You’d be pushed to take anybody away from a view that the Blitz was all sing songs in the shelter and doing the Lambeth walk. You’d not be able to point out that the death, destruction and the criminal run black markets that the people were forced to suffer.

Unfortunately, there’s also a view that ‘we did it alone’. ‘The Yanks were late’ and it was all down to us. Understanding of any other countries involvement, of the Indian army, Caribbean soldiers, the free french, Poles etc. is usually not there.

I’ll give an example…The first is that understanding around the Battle of Britain. There were around 15 nationalities that weren’t British involved. As a kid I used to go into the mess of the polish pilots that flew in WWII that settled here. The standard English understanding would be that they were mostly from the home counties with a few Scots possibly.

I should also say that they’ll also invoke Bletchly Park but not understand the debt owed to the polish originally capturing an Engima machine and cracking the code.

All of this nonsense has been invoked as part of Brexit. It has been pulled on to say it will be marvellous. It’s been invoked by people that weren’t alive during WWII and sold to people none of whom were adults during WWII.

Boris is trying to invoke Churchill (with minor echoes of WWII) to play to this. I was making a point that he’s not and Chamberlain. is just somebody who would be seen as a failure in that context.

I’m sure there’s a few frothing at the mouth idiots that would invoke Nazis when mentioning the EU but that’s because they are morons and racists. They loose immediately due to Godwins law.
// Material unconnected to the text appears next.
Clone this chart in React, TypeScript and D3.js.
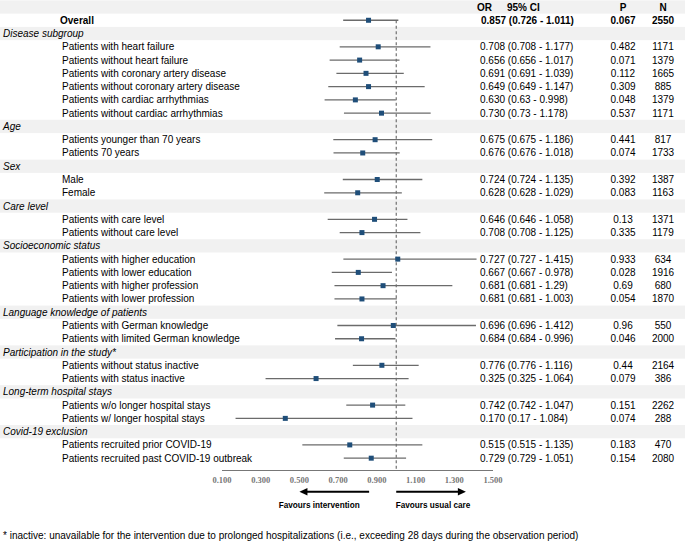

The main focus here is the British (and particularly the English). The Brexiters have fallen for their own untrue fables. Nobody else matters to them. and WWII is a point it time.

The British as are like some drunk past it jock at the end of the bar in an American movie who lives for the rest of their life through winning the state championship in High School. It’s the last time they felt important and comfortable and they constantly hark back to it.

Meanwhile, the nerd has gone out and made friends and moved on to more successes and doesn’t haven’t to look backwards.

I so wish we a nerd of a country like the most of Europe.